Apr.22, 2013 | 8:18 AM haaretz.com
Elderly German suspected of being a Nazi guard: I was only a cook at Auschwitz
By Ofer Aderet

German prosecutors are seeking to indict a 93-year-old alleged Nazi war criminal whom they believe worked as a guard at the Auschwitz concentration camp during World War II.

Hans Lipschis is expected to be the first person brought to court as a result of a series of investigations launched by German officials several weeks ago into 50 alleged Auschwitz guards under suspicion of murder.

Lipschis, who was born in Lithuania in 1919 and was granted "ethnic German" status in 1943, is accused of working at Auschwitz-Birkenau as a member of the S.S. from 1941 to 1945. He is suspected of participating in murder and genocide.

Lipschis’ name was added a few weeks ago to a list of wanted Nazi criminals published by Dr. Efraim Zuroff, director of the Simon Wiesenthal Center’s office in Israel.

Michael Borgstede, a reporter who interviewed Lipschis for the German newspaper WELT am Sonntag, told Haaretz that “Lipschis denied the charges and claimed that he did not see the horrors committed at Auschwitz; rather he only heard about them.”

When asked if he worked at Auschwitz, Lipschis reportedly said, “Yes, as a cook, the entire time.”

“I didn’t see anything," Lipschis reportedly said of the mass murders carried out at Auschwitz, "but I heard about them.”

Yet the investigation by WELT am Sonntag revealed a story. Documents uncovered by the newspaper from the German national archive, as well as Polish archives, reveal that Lipschis served in the SS–Totenkopf Sturmbann, or Death’s Head Battalion, which guarded the camp.

In 1956, he fled to the United States and lived in Chicago for 26 years, but was deported to Germany in 1983 after he was reportedly identified by the U.S. as a Nazi war criminal. According to a JTA article from 1983, Lipschis was "the first Nazi war criminal to have been deported [by the United States] in more than 30 years for concealing his crimes."

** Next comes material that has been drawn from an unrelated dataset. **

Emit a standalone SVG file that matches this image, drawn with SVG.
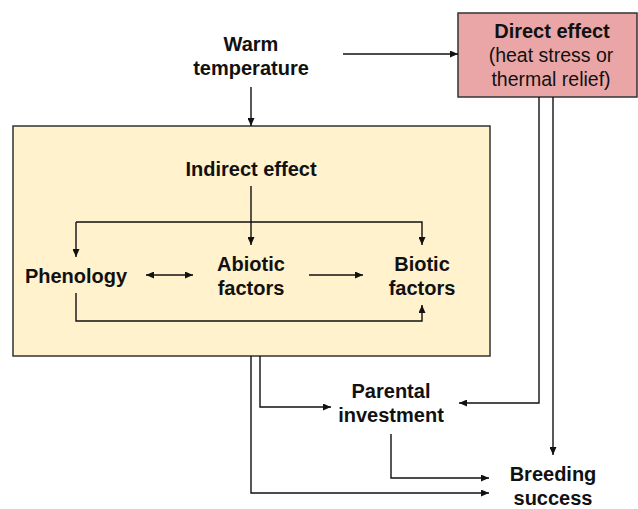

For the next 30 years, Lipschis lived quietly in the German state of Baden-Württemberg.

Lipschis is one of 50 elderly Germans under investigation by German officials for allegedly working at Auschwitz as a security guard. “It is almost certain that he will be the first to be brought to court,” stated the German newspaper Die Welt.

Kurt Schrimm, who heads the German office for investigating Nazi crimes, told the German media a few weeks ago that the investigations had already led to information about numerous suspects, all of whom reside in Germany and are about 90 years old.

The legal precedent for the investigation was set in 2011 with the conviction of John Demjanjuk, who was found guilty in Germany of assisting in the murders of 28,000 Jews at the Sobibor concentration camp in Poland. Demjanjuk’s conviction at the time was unprecedented, as there were no witnesses to his offenses. The conviction was based on the fact that he served as a guard at a location where genocide took place, and based on the assumption that he assisted in the murders that were carried out while he was there. Demjanjuk died in Germany a year ago while waiting for an appeal hearing.